What is needed –
Check each line of the records below and collect those that include the word "this".

[Records with drawing code]
··········
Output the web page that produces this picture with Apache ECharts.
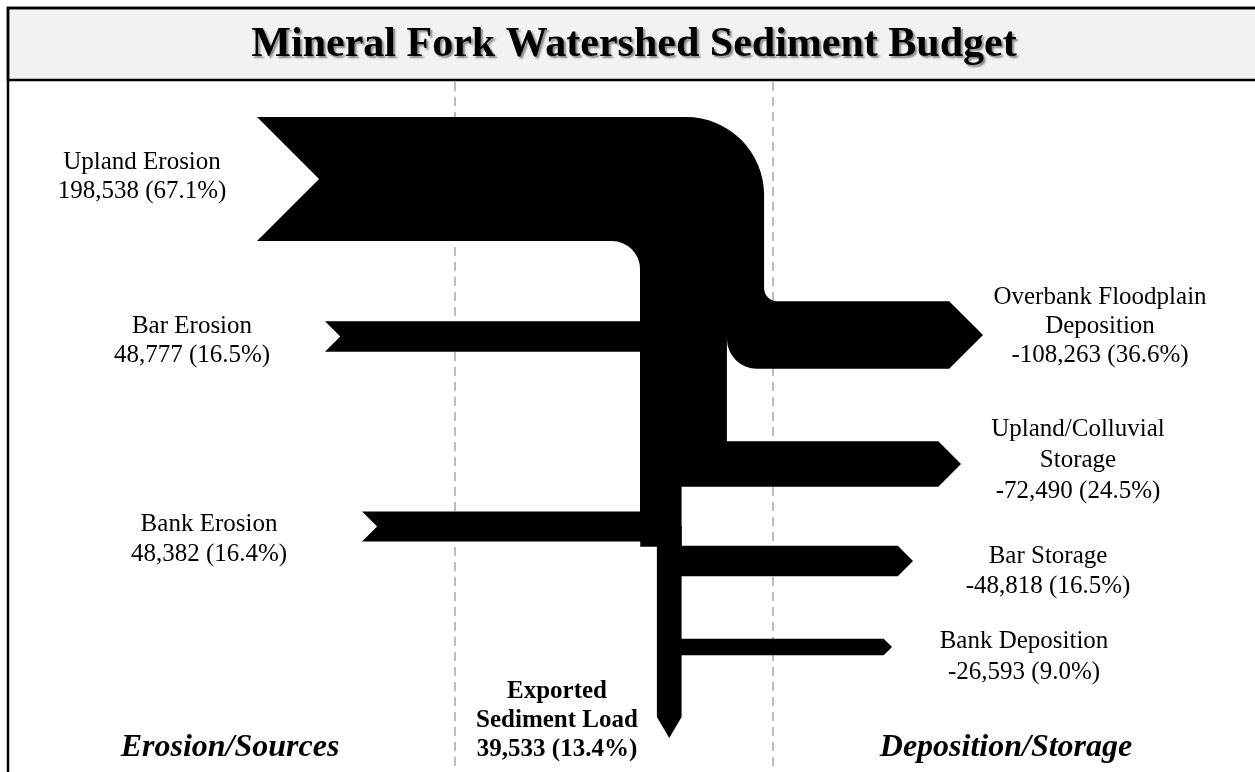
<!DOCTYPE html>
<html>
<head>
<meta charset="utf-8">
<script src="https://cdn.jsdelivr.net/npm/echarts@6/dist/echarts.min.js"></script>
<style>
html,body{margin:0;padding:0;background:#fff;}
#chart{width:1255px;height:772px;}
</style>
</head>
<body>
<div id="chart"></div>
<script>
// ---------------- data ----------------
const titleText = 'Mineral Fork Watershed Sediment Budget';
const sourceNames = ['Upland Erosion', 'Bar Erosion', 'Bank Erosion'];
const sourceValues = [198538, 48777, 48382];
const sourcePercents = [67.1, 16.5, 16.4];
const sinkNames = ['Overbank Floodplain\nDeposition', 'Upland/Colluvial\nStorage', 'Bar Storage', 'Bank Deposition'];
const sinkValues = [108263, 72490, 48818, 26593];
const sinkPercents = [36.6, 24.5, 16.5, 9.0];
const exportName = 'Exported\nSediment Load';
const exportValue = 39533;
const exportPercent = 13.4;
const sideLabels = ['Erosion/Sources', 'Deposition/Storage'];

// ---------------- layout (pixels) ----------------
const W = 1255, H = 772;
const TPP = 1600; // tonnes per pixel on the hidden axes
const FONT = "'Liberation Serif','Times New Roman',serif";
const LAY = {
  trunkX: 640,
  uplandTop: 117,
  outerR: 78, innerR: 28, topFillet: 13, bottomFillet: 30,
  tailX: [257, 325, 362],
  srcCY: [null, 336.5, 526.5],
  sinkCY: [335, 464, 561, 647],
  sinkTipX: [983, 961, 913, 892],
  exportTipY: 738,
  srcLabel: [[142, 162, 29], [192, 326, 29], [209, 524, 30]],
  sinkLabel: [[1100, 297, 29], [1078, 429, 31], [1048, 556, 30], [1024, 641, 31]],
  exportLabel: [557, 692, 29]
};

const fmt = v => v.toLocaleString('en-US');

function textEl(x, y, lh, text, font) {
  return {
    type: 'text', x: x, y: y - lh / 2, silent: true,
    style: { text: text, font: font, fill: '#000', align: 'center', verticalAlign: 'top', lineHeight: lh }
  };
}

// concave fillet: corner point plus an arc around (cx, cy) from angle a0 to a1
function filletPoints(corner, cx, cy, r, a0, a1) {
  const pts = [corner];
  const n = 12;
  for (let k = 0; k <= n; k++) {
    const a = (a0 + (a1 - a0) * k / n) * Math.PI / 180;
    pts.push([cx + r * Math.cos(a), cy + r * Math.sin(a)]);
  }
  return pts;
}

function renderItem(params, api) {
  const kind = api.value(0);
  const idx = api.value(1);
  const value = api.value(2);
  const th = v => api.size([0, v])[1];
  const t = th(value);
  const X0 = LAY.trunkX;
  const style = { fill: '#000' };
  const children = [];

  // trunk widths from the running balance of the flows
  const flowA = sourceValues[0];
  const flowB = sourceValues[0] + sourceValues[1] - sinkValues[0];
  const flowC = flowB - sinkValues[1];
  const flowD = flowC + sourceValues[2] - sinkValues[2];
  const flowE = flowD - sinkValues[3];
  const tA = th(flowA), tB = th(flowB), tC = th(flowC), tD = th(flowD), tE = th(flowE);
  const R = X0 + tC;

  if (kind === 0) {
    const font = '25px ' + FONT;
    if (idx === 0) {
      const top = LAY.uplandTop, bot = top + t, xl = LAY.tailX[0];
      const xr = X0 + tA, ro = LAY.outerR, ri = LAY.innerR;
      const yEnd = LAY.sinkCY[0] + 2;
      const d = 'M' + xl + ',' + top + ' L' + (xr - ro) + ',' + top +
        ' A' + ro + ',' + ro + ' 0 0 1 ' + xr + ',' + (top + ro) +
        ' L' + xr + ',' + yEnd + ' L' + X0 + ',' + yEnd +
        ' L' + X0 + ',' + (bot + ri) +
        ' A' + ri + ',' + ri + ' 0 0 0 ' + (X0 - ri) + ',' + bot +
        ' L' + xl + ',' + bot + ' L' + (xl + t / 2) + ',' + (top + t / 2) + ' Z';
      children.push({ type: 'path', shape: { pathData: d }, style: style });
    } else {
      const cy = LAY.srcCY[idx], top = cy - t / 2, bot = cy + t / 2, xl = LAY.tailX[idx];
      const xe = (idx === 1 ? X0 : R - tD) + 2;
      children.push({ type: 'polygon', shape: { points: [[xl, top], [xe, top], [xe, bot], [xl, bot], [xl + t / 2, cy]] }, style: style });
    }
    const lb = LAY.srcLabel[idx];
    children.push(textEl(lb[0], lb[1], lb[2], sourceNames[idx] + '\n' + fmt(value) + ' (' + sourcePercents[idx].toFixed(1) + '%)', font));
  } else if (kind === 1) {
    const font = '25px ' + FONT;
    const cy = LAY.sinkCY[idx], top = cy - t / 2, bot = cy + t / 2;
    const tip = LAY.sinkTipX[idx], body = tip - t / 2;
    if (idx === 0) {
      const xr = X0 + tA, xb = X0 + tB, rb = LAY.bottomFillet, f = LAY.topFillet;
      // trunk segment below the overbank exit
      children.push({ type: 'rect', shape: { x: X0, y: cy, width: tB, height: LAY.sinkCY[1] - cy + 2 }, style: style });
      const d = 'M' + (xr - 2) + ',' + top + ' L' + body + ',' + top + ' L' + tip + ',' + cy +
        ' L' + body + ',' + bot + ' L' + (xb + rb) + ',' + bot +
        ' A' + rb + ',' + rb + ' 0 0 1 ' + xb + ',' + (bot - rb) +
        ' L' + xb + ',' + top + ' Z';
      children.push({ type: 'path', shape: { pathData: d }, style: style });
      children.push({ type: 'polygon', shape: { points: filletPoints([xr - 1, top + 1], xr + f, top - f, f, 180, 90) }, style: style });
    } else {
      if (idx === 1) {
        children.push({ type: 'rect', shape: { x: R - tC, y: cy, width: tC, height: LAY.srcCY[2] - cy + 2 }, style: style });
      } else if (idx === 2) {
        children.push({ type: 'rect', shape: { x: R - tD, y: LAY.srcCY[2], width: tD, height: top - LAY.srcCY[2] + 1 }, style: style });
      }
      const xs = R - 2;
      children.push({ type: 'polygon', shape: { points: [[xs, top], [body, top], [tip, cy], [body, bot], [xs, bot]] }, style: style });
    }
    const lb = LAY.sinkLabel[idx];
    children.push(textEl(lb[0], lb[1], lb[2], sinkNames[idx] + '\n-' + fmt(value) + ' (' + sinkPercents[idx].toFixed(1) + '%)', font));
  } else {
    const y0 = LAY.srcCY[2], tipY = LAY.exportTipY, tipLen = t * 0.85;
    children.push({ type: 'polygon', shape: { points: [[R - t, y0], [R, y0], [R, tipY - tipLen], [R - t / 2, tipY], [R - t, tipY - tipLen]] }, style: style });
    const lb = LAY.exportLabel;
    children.push(textEl(lb[0], lb[1], lb[2], exportName + '\n' + fmt(value) + ' (' + exportPercent.toFixed(1) + '%)', 'bold 25px ' + FONT));
  }
  return { type: 'group', children: children };
}

const data = []
  .concat(sourceValues.map((v, i) => [0, i, v]))
  .concat(sinkValues.map((v, i) => [1, i, v]))
  .concat([[2, 0, exportValue]]);

const dashStyle = { stroke: '#a6a6a6', lineWidth: 1.5, lineDash: [9, 6] };

const option = {
  animation: false,
  backgroundColor: '#ffffff',
  grid: { left: 0, right: 0, top: 0, bottom: 0, containLabel: false, show: false },
  xAxis: { type: 'value', min: 0, max: W * TPP, show: false },
  yAxis: { type: 'value', min: 0, max: H * TPP, inverse: true, show: false },
  graphic: [
    { type: 'line', z: 0, silent: true, shape: { x1: 455, y1: 82, x2: 455, y2: H }, style: dashStyle },
    { type: 'line', z: 0, silent: true, shape: { x1: 773, y1: 82, x2: 773, y2: H }, style: dashStyle },
    { type: 'rect', z: 0, silent: true, shape: { x: 8, y: 8, width: W + 20, height: 72 }, style: { fill: '#f2f2f2', stroke: '#000', lineWidth: 2.5 } },
    { type: 'rect', z: 0, silent: true, shape: { x: 8, y: 8, width: W + 20, height: H + 20 }, style: { fill: null, stroke: '#000', lineWidth: 2.5 } },
    { type: 'text', z: 1, silent: true, x: 634, y: 45,
      style: { text: titleText, font: 'bold 42px ' + FONT, fill: '#000', align: 'center', verticalAlign: 'middle',
        textShadowColor: 'rgba(0,0,0,0.45)', textShadowBlur: 2, textShadowOffsetX: 2, textShadowOffsetY: 2 } },
    { type: 'text', z: 1, silent: true, x: 230, y: 748,
      style: { text: sideLabels[0], font: 'italic bold 32px ' + FONT, fill: '#000', align: 'center', verticalAlign: 'middle' } },
    { type: 'text', z: 1, silent: true, x: 1006, y: 748,
      style: { text: sideLabels[1], font: 'italic bold 32px ' + FONT, fill: '#000', align: 'center', verticalAlign: 'middle' } }
  ],
  series: [{
    type: 'custom',
    coordinateSystem: 'cartesian2d',
    renderItem: renderItem,
    data: data,
    clip: false,
    silent: true,
    z: 5
  }]
};

const chart = echarts.init(document.getElementById('chart'), null, { renderer: 'canvas' });
chart.setOption(option);
</script>
</body>
</html>
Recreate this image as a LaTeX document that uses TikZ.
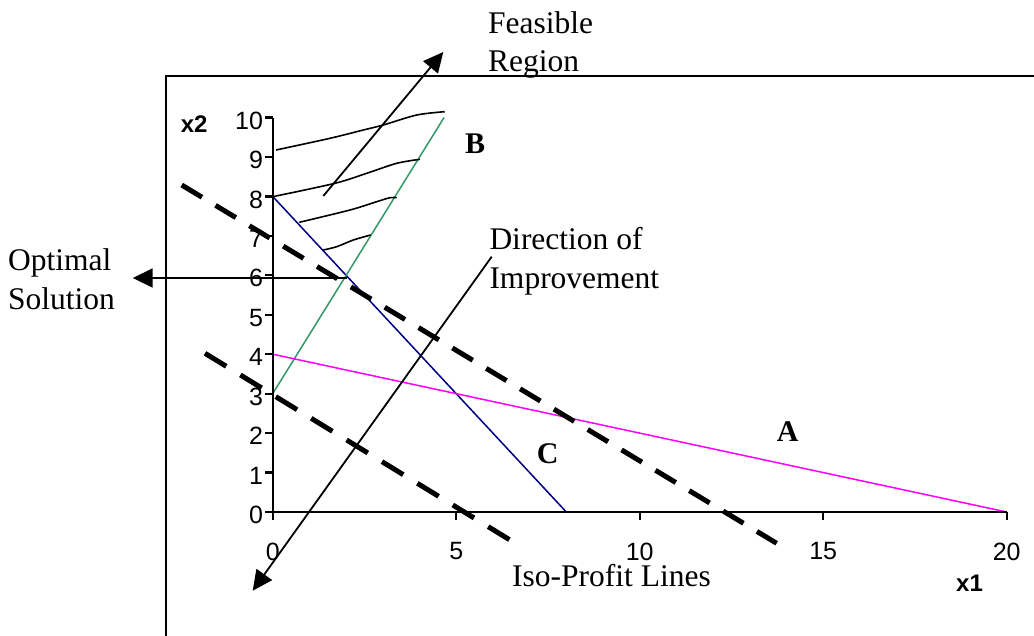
\documentclass[tikz,border=0pt]{standalone}
\usepackage{fontspec}
\setmainfont{Liberation Serif}
\newfontfamily\arialf{Liberation Sans}
\usetikzlibrary{arrows.meta}
\definecolor{seagreen}{HTML}{339966}
\definecolor{navyb}{HTML}{000080}
\definecolor{magentac}{HTML}{FF00FF}
\begin{document}
\begin{tikzpicture}[x=1pt,y=-1pt,
 lbl/.style={font=\fontsize{31.5}{38}\selectfont, inner sep=0pt, anchor=base west},
 blbl/.style={inner sep=0pt, anchor=base west, font=\fontsize{30}{36}\selectfont\bfseries},
 ticklab/.style={font=\arialf\fontsize{25}{29}\selectfont, inner sep=0pt},
 axl/.style={font=\arialf\bfseries\fontsize{24}{28}\selectfont, inner sep=0pt, anchor=base west},
 arr/.style={line width=1.8pt, -{Triangle[length=20pt,width=19pt]}},
 iso/.style={line width=5pt},
 hatch/.style={line width=1.6pt},
]
\useasboundingbox (0,0) rectangle (1034,635);
\fill[white] (0,0) rectangle (1034,635);
% frame
\coordinate (frbl) at (166,640);
\coordinate (frtl) at (166,75.7);
\coordinate (frtr) at (1040,75.7);
\draw[line width=2.4pt] (frbl) -- (frtl) -- (frtr);

% chart in data coordinates
\begin{scope}[shift={(272.7,512)}, x=36.7pt, y=39.45pt]
  \coordinate (O) at (0,0);
  \coordinate (Ytop) at (0,10);
  \coordinate (Xend) at (20,0);
  % constraint lines
  \coordinate (b1) at (0,8); \coordinate (b2) at (8,0);
  \coordinate (g1) at (0,3); \coordinate (g2) at (4.67,10);
  \coordinate (m1) at (0,4); \coordinate (m2) at (20,0);
  \draw[navyb, line width=1.5pt] (b1) -- (b2);
  \draw[seagreen, line width=1.5pt] (g1) -- (g2);
  \draw[magentac, line width=1.5pt] (m1) -- (m2);
  % axes
  \draw[line width=2.3pt] (Ytop) -- (O) -- (Xend);
  \foreach \y in {0,...,10} {
    \draw[line width=2.3pt] (0,\y) -- ++(-8pt,0);
    \node[ticklab, anchor=east] (yl\y) at ([xshift=-9.5pt,yshift=-3pt]0,\y) {\y};
  }
  \foreach \x in {0,5,10,15,20} {
    \draw[line width=2.3pt] (\x,0) -- ++(0,-8pt);
    \node[ticklab] (xl\x) at ([yshift=-39.5pt]\x,0) {\x};
  }
\end{scope}

% hatching of feasible region
\draw[hatch] plot[smooth] coordinates {(276,150) (330,138.3) (363.3,130) (383.3,125) (416.7,115) (444.7,111.7)};
\draw[hatch] plot[smooth] coordinates {(272.7,196.7) (335,183.3) (366.7,173.3) (396.7,163.3) (420,159.3)};
\draw[hatch] plot[smooth] coordinates {(299.3,222.3) (350,210) (376.7,201.7) (390,197.7) (396.7,197.7)};
\draw[hatch] plot[smooth] coordinates {(323.3,250) (336.7,246.7) (353.3,240) (370.7,235)};

% iso-profit lines
\coordinate (iu1) at (181.7,185); \coordinate (iu2) at (776.7,543.3);
\coordinate (il1) at (205,353.3); \coordinate (il2) at (510,540);
\draw[iso, dash pattern=on 23.7pt off 15.8pt] (iu1) -- (iu2);
\draw[iso, dash pattern=on 24.9pt off 16.6pt] (il1) -- (il2);

% arrows
\coordinate (fa) at (323.3,196); \coordinate (fb) at (443.3,52);
\draw[arr] (fa) -- (fb);
\coordinate (oa) at (346.7,278); \coordinate (ob) at (132.7,278);
\draw[arr] (oa) -- (ob);
\coordinate (da) at (491.7,256.7); \coordinate (db) at (252.7,590.7);
\draw[arr] (da) -- (db);

% labels
\node[lbl] (feas1) at (488,33) {Feasible};
\node[lbl] (feas2) at (488,71.7) {Region};
\node[lbl] (opt1) at (8,270) {Optimal};
\node[lbl] (opt2) at (8,309) {Solution};
\node[lbl] (dir1) at (489.3,249) {Direction of};
\node[lbl] (dir2) at (489.3,288) {Improvement};
\node[lbl] (iso) at (512,586) {Iso-Profit Lines};
\node[blbl] (lB) at (465,153.3) {B};
\node[blbl] (lC) at (536.7,463.3) {C};
\node[blbl] (lA) at (776.7,441.7) {A};
\node[axl] (x2) at (180.7,132.7) {x2};
\node[axl] (x1) at (956,591) {x1};
\end{tikzpicture}
\end{document}
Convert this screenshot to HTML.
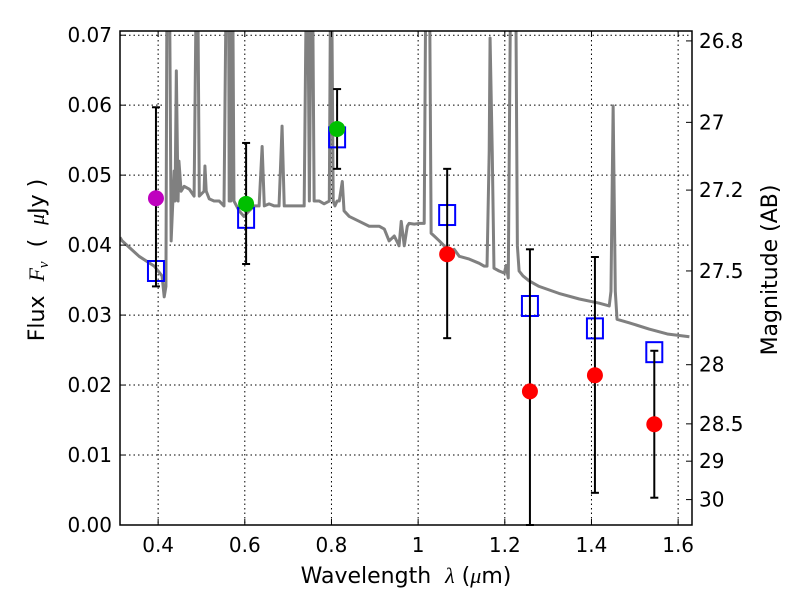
<!DOCTYPE html>
<html><head><meta charset="utf-8"><style>
body{margin:0;background:#fff;}
svg text{font-family:"DejaVu Sans","Liberation Sans",sans-serif;}
</style></head><body>
<svg id="chart" width="800" height="600" xmlns="http://www.w3.org/2000/svg">
<defs><clipPath id="pc"><rect x="120" y="31" width="572" height="494"/></clipPath></defs>
<g id="grid"></g>
<g id="spec" clip-path="url(#pc)"></g>
<g id="marks"></g>
<rect x="120" y="31" width="572" height="494" fill="none" stroke="#000" stroke-width="1.5"/>
<g id="axes"></g>
<text x="406" y="583" font-size="22" text-anchor="middle">Wavelength&#160;&#160;<tspan font-style="italic" font-family="Liberation Serif, serif">λ</tspan> (<tspan font-style="italic" font-family="Liberation Serif, serif">μ</tspan>m)</text>
<text transform="translate(44,260) rotate(-90)" font-size="22" text-anchor="middle">Flux&#160;&#160;<tspan font-style="italic" font-family="Liberation Serif, serif">F<tspan font-size="15" dy="4">ν</tspan></tspan><tspan dy="-4">&#160;&#160;(&#160;&#160;</tspan><tspan font-style="italic" font-family="Liberation Serif, serif">μ</tspan>Jy )</text>
<text transform="translate(777,270) rotate(-90)" font-size="22" text-anchor="middle">Magnitude (AB)</text>
</svg>
<script>
const xTicks=[0.4,0.6,0.8,1.0,1.2,1.4,1.6];
const xTickLabels=["0.4","0.6","0.8","1","1.2","1.4","1.6"];
const yTicks=[0,0.01,0.02,0.03,0.04,0.05,0.06,0.07];
const yTickLabels=["0.00","0.01","0.02","0.03","0.04","0.05","0.06","0.07"];
const magTicks=[26.8,27,27.2,27.5,28,28.5,29,30];
const magTickLabels=["26.8","27","27.2","27.5","28","28.5","29","30"];
const specWl=[0.312,0.317,0.356,0.391,0.409,0.414,0.418,0.421,0.425,0.430,0.437,0.439,0.442,0.446,0.448,0.453,0.460,0.472,0.483,0.490,0.495,0.506,0.508,0.511,0.518,0.529,0.541,0.552,0.559,0.562,0.564,0.568,0.571,0.575,0.587,0.598,0.610,0.622,0.633,0.640,0.645,0.656,0.668,0.679,0.686,0.691,0.702,0.714,0.725,0.737,0.744,0.749,0.755,0.760,0.772,0.783,0.795,0.799,0.804,0.808,0.813,0.818,0.825,0.829,0.841,0.864,0.887,0.910,0.922,0.933,0.945,0.956,0.961,0.968,0.975,0.979,0.991,1.002,1.014,1.019,1.025,1.030,1.037,1.049,1.060,1.072,1.083,1.095,1.118,1.141,1.152,1.159,1.164,1.166,1.171,1.175,1.187,1.199,1.203,1.208,1.215,1.224,1.229,1.233,1.242,1.256,1.279,1.325,1.372,1.418,1.441,1.445,1.450,1.455,1.459,1.487,1.533,1.575,1.626];
const specFlux=[0.0411,0.0406,0.0384,0.0370,0.0356,0.0326,0.0341,0.09,0.09,0.0406,0.0506,0.0463,0.0649,0.0463,0.0520,0.0477,0.0484,0.0480,0.0470,0.09,0.0470,0.0477,0.0513,0.0477,0.0466,0.0463,0.0463,0.0456,0.09,0.09,0.0463,0.0463,0.09,0.0463,0.0449,0.0441,0.0449,0.0456,0.0456,0.0541,0.0456,0.0459,0.0456,0.0456,0.0570,0.0456,0.0456,0.0456,0.0456,0.0456,0.09,0.0463,0.09,0.0463,0.0463,0.0459,0.0463,0.09,0.0463,0.0456,0.0463,0.0463,0.0491,0.0449,0.0441,0.0434,0.0427,0.0427,0.0423,0.0406,0.0413,0.0399,0.0434,0.0399,0.0427,0.0431,0.0430,0.0431,0.0431,0.09,0.09,0.0417,0.0413,0.0406,0.0399,0.0391,0.0394,0.0384,0.0380,0.0374,0.0370,0.0370,0.0534,0.0696,0.0534,0.0367,0.0363,0.0360,0.0371,0.0353,0.09,0.09,0.0399,0.0363,0.0356,0.0349,0.0341,0.0331,0.0323,0.0317,0.0313,0.0334,0.0599,0.0334,0.0294,0.0289,0.0280,0.0273,0.0269];
const circWl=[0.395,0.603,0.813,1.067,1.258,1.408,1.545];
const circFlux=[0.0467,0.0459,0.0566,0.0387,0.0191,0.0214,0.0144];
const circColor=["#bf00bf","#00bf00","#00bf00","#ff0000","#ff0000","#ff0000","#ff0000"];
const errHi=[0.0597,0.0546,0.0623,0.0509,0.0394,0.0383,0.0249];
const errLo=[0.0341,0.0373,0.0509,0.0267,0.0,0.0046,0.0039];
const sqFlux=[0.0363,0.0439,0.0554,0.0443,0.0313,0.0281,0.0247];
const X0=0.312,X1=1.632,Y1=0.0706;
const xs=v=>120+(v-X0)/(X1-X0)*572;
const ys=v=>525-v/Y1*494;
const NS="http://www.w3.org/2000/svg";
function mk(tag,parent,attrs){const e=document.createElementNS(NS,tag);for(const k in attrs)e.setAttribute(k,attrs[k]);parent.appendChild(e);return e;}
const grid=document.getElementById('grid'),axes=document.getElementById('axes');
xTicks.forEach((t,i)=>{const x=xs(t);
 const g=mk('line',grid,{x1:x,x2:x,y1:31,y2:525,stroke:'#000','stroke-dasharray':'1.5,3','stroke-width':1});
 
 
 mk('line',axes,{x1:x,x2:x,y1:525,y2:519,stroke:'#000'});
 mk('line',axes,{x1:x,x2:x,y1:31,y2:37,stroke:'#000'});
 const tx=mk('text',axes,{x:x,y:552,'font-size':20,'text-anchor':'middle'});tx.textContent=xTickLabels[i];
 
 });
yTicks.forEach((t,i)=>{const y=ys(t);
 const g=mk('line',grid,{x1:120,x2:692,y1:y,y2:y,stroke:'#000','stroke-dasharray':'1.5,3','stroke-width':1});
 
 
 mk('line',axes,{x1:120,x2:126,y1:y,y2:y,stroke:'#000'});
 const tx=mk('text',axes,{x:112,y:y+7,'font-size':20,'text-anchor':'end'});tx.textContent=yTickLabels[i];
 
 });
magTicks.forEach((m,i)=>{const f=Math.pow(10,-(m-23.9)/2.5);const y=ys(f);
 mk('line',axes,{x1:692,x2:686,y1:y,y2:y,stroke:'#000'});
 const tx=mk('text',axes,{x:699,y:y+7,'font-size':20});tx.textContent=magTickLabels[i];
 
 });
const spec=document.getElementById('spec');
const p=mk('polyline',spec,{points:specWl.map((w,i)=>xs(w)+','+ys(specFlux[i])).join(' '),fill:'none',stroke:'#808080','stroke-width':3,'stroke-linejoin':'round'});


const marks=document.getElementById('marks');
circWl.forEach((w,i)=>{const x=xs(w);
 const sq=mk('rect',marks,{x:x-8,y:ys(sqFlux[i])-10,width:16,height:20,fill:'none',stroke:'#0000ff','stroke-width':2});
 
 
 const el=mk('line',marks,{x1:x,x2:x,y1:ys(errHi[i]),y2:ys(errLo[i]),stroke:'#000','stroke-width':2});
 
 
 mk('line',marks,{x1:x-4,x2:x+4,y1:ys(errHi[i]),y2:ys(errHi[i]),stroke:'#000','stroke-width':2});
 mk('line',marks,{x1:x-4,x2:x+4,y1:ys(errLo[i]),y2:ys(errLo[i]),stroke:'#000','stroke-width':2});
 const c=mk('circle',marks,{cx:x,cy:ys(circFlux[i]),r:8,fill:circColor[i]});
 
 });
</script>
</body></html>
··········
Response to the task –
Output the web page that produces this picture with Apache ECharts.
Recreate this image as a LaTeX document that uses TikZ.
Convert this screenshot to HTML.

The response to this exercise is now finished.